__Aim__: Copy out all of the data below with no alterations.

__Collected data__:
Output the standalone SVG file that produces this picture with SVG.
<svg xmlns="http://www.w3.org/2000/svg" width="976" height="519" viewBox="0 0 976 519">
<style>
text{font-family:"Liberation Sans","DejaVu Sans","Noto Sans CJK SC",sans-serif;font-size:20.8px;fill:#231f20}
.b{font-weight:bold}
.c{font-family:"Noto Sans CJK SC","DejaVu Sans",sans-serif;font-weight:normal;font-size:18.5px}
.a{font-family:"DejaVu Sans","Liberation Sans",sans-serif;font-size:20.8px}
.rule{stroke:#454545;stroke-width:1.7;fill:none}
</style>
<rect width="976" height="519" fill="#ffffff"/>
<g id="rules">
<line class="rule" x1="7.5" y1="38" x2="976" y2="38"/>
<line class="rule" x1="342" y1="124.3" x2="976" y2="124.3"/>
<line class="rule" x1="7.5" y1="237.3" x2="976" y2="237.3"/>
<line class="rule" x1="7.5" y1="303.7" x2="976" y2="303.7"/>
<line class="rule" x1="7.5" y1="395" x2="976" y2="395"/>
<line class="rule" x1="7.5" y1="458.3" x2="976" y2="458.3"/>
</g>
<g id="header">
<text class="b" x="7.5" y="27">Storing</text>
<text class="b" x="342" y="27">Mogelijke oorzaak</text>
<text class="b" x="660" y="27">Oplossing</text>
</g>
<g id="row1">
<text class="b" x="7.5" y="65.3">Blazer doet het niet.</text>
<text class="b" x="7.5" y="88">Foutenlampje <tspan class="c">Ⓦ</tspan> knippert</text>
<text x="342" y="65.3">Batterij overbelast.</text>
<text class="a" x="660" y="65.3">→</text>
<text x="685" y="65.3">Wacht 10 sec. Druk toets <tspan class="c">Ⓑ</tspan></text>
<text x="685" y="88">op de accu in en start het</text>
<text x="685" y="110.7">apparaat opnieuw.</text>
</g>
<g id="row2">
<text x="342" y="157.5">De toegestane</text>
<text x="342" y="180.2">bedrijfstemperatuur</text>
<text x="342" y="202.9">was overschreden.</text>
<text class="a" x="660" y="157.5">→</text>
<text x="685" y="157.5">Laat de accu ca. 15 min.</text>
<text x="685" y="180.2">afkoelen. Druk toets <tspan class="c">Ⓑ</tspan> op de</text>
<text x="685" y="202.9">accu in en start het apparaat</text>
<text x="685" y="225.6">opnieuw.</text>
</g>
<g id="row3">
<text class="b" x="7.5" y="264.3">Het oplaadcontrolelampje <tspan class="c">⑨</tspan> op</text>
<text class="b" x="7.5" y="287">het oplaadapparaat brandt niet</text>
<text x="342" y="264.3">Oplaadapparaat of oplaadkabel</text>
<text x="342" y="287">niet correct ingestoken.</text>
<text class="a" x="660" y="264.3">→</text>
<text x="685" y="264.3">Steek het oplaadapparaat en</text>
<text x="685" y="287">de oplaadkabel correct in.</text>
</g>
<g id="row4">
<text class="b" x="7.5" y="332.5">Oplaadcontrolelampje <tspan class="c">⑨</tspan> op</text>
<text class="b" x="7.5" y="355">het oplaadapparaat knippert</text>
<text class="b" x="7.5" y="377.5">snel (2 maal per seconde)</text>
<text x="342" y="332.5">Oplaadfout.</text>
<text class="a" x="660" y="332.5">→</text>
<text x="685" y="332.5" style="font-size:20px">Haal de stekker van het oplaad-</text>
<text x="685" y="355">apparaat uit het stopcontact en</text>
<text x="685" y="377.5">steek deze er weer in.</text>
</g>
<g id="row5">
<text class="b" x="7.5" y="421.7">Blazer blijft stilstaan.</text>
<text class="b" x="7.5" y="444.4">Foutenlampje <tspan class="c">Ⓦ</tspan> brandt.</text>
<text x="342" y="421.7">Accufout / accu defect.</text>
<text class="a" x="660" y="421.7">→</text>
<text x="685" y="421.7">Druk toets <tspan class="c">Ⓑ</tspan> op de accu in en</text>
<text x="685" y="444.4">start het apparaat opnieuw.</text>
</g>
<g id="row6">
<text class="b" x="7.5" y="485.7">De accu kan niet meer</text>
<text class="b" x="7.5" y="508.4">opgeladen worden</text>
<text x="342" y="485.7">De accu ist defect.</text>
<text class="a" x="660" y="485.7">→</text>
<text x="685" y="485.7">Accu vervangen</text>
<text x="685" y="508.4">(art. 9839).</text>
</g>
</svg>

__Task answer__:
Output the standalone SVG file that produces this picture with SVG.
<svg xmlns="http://www.w3.org/2000/svg" width="976" height="519" viewBox="0 0 976 519">
<style>
text{font-family:"Liberation Sans","DejaVu Sans","Noto Sans CJK SC",sans-serif;font-size:20.8px;fill:#231f20}
.b{font-weight:bold}
.c{font-family:"Noto Sans CJK SC","DejaVu Sans",sans-serif;font-weight:normal;font-size:18.5px}
.a{font-family:"DejaVu Sans","Liberation Sans",sans-serif;font-size:20.8px}
.rule{stroke:#454545;stroke-width:1.7;fill:none}
</style>
<rect width="976" height="519" fill="#ffffff"/>
<g id="rules">
<line class="rule" x1="7.5" y1="38" x2="976" y2="38"/>
<line class="rule" x1="342" y1="124.3" x2="976" y2="124.3"/>
<line class="rule" x1="7.5" y1="237.3" x2="976" y2="237.3"/>
<line class="rule" x1="7.5" y1="303.7" x2="976" y2="303.7"/>
<line class="rule" x1="7.5" y1="395" x2="976" y2="395"/>
<line class="rule" x1="7.5" y1="458.3" x2="976" y2="458.3"/>
</g>
<g id="header">
<text class="b" x="7.5" y="27">Storing</text>
<text class="b" x="342" y="27">Mogelijke oorzaak</text>
<text class="b" x="660" y="27">Oplossing</text>
</g>
<g id="row1">
<text class="b" x="7.5" y="65.3">Blazer doet het niet.</text>
<text class="b" x="7.5" y="88">Foutenlampje <tspan class="c">Ⓦ</tspan> knippert</text>
<text x="342" y="65.3">Batterij overbelast.</text>
<text class="a" x="660" y="65.3">→</text>
<text x="685" y="65.3">Wacht 10 sec. Druk toets <tspan class="c">Ⓑ</tspan></text>
<text x="685" y="88">op de accu in en start het</text>
<text x="685" y="110.7">apparaat opnieuw.</text>
</g>
<g id="row2">
<text x="342" y="157.5">De toegestane</text>
<text x="342" y="180.2">bedrijfstemperatuur</text>
<text x="342" y="202.9">was overschreden.</text>
<text class="a" x="660" y="157.5">→</text>
<text x="685" y="157.5">Laat de accu ca. 15 min.</text>
<text x="685" y="180.2">afkoelen. Druk toets <tspan class="c">Ⓑ</tspan> op de</text>
<text x="685" y="202.9">accu in en start het apparaat</text>
<text x="685" y="225.6">opnieuw.</text>
</g>
<g id="row3">
<text class="b" x="7.5" y="264.3">Het oplaadcontrolelampje <tspan class="c">⑨</tspan> op</text>
<text class="b" x="7.5" y="287">het oplaadapparaat brandt niet</text>
<text x="342" y="264.3">Oplaadapparaat of oplaadkabel</text>
<text x="342" y="287">niet correct ingestoken.</text>
<text class="a" x="660" y="264.3">→</text>
<text x="685" y="264.3">Steek het oplaadapparaat en</text>
<text x="685" y="287">de oplaadkabel correct in.</text>
</g>
<g id="row4">
<text class="b" x="7.5" y="332.5">Oplaadcontrolelampje <tspan class="c">⑨</tspan> op</text>
<text class="b" x="7.5" y="355">het oplaadapparaat knippert</text>
<text class="b" x="7.5" y="377.5">snel (2 maal per seconde)</text>
<text x="342" y="332.5">Oplaadfout.</text>
<text class="a" x="660" y="332.5">→</text>
<text x="685" y="332.5" style="font-size:20px">Haal de stekker van het oplaad-</text>
<text x="685" y="355">apparaat uit het stopcontact en</text>
<text x="685" y="377.5">steek deze er weer in.</text>
</g>
<g id="row5">
<text class="b" x="7.5" y="421.7">Blazer blijft stilstaan.</text>
<text class="b" x="7.5" y="444.4">Foutenlampje <tspan class="c">Ⓦ</tspan> brandt.</text>
<text x="342" y="421.7">Accufout / accu defect.</text>
<text class="a" x="660" y="421.7">→</text>
<text x="685" y="421.7">Druk toets <tspan class="c">Ⓑ</tspan> op de accu in en</text>
<text x="685" y="444.4">start het apparaat opnieuw.</text>
</g>
<g id="row6">
<text class="b" x="7.5" y="485.7">De accu kan niet meer</text>
<text class="b" x="7.5" y="508.4">opgeladen worden</text>
<text x="342" y="485.7">De accu ist defect.</text>
<text class="a" x="660" y="485.7">→</text>
<text x="685" y="485.7">Accu vervangen</text>
<text x="685" y="508.4">(art. 9839).</text>
</g>
</svg>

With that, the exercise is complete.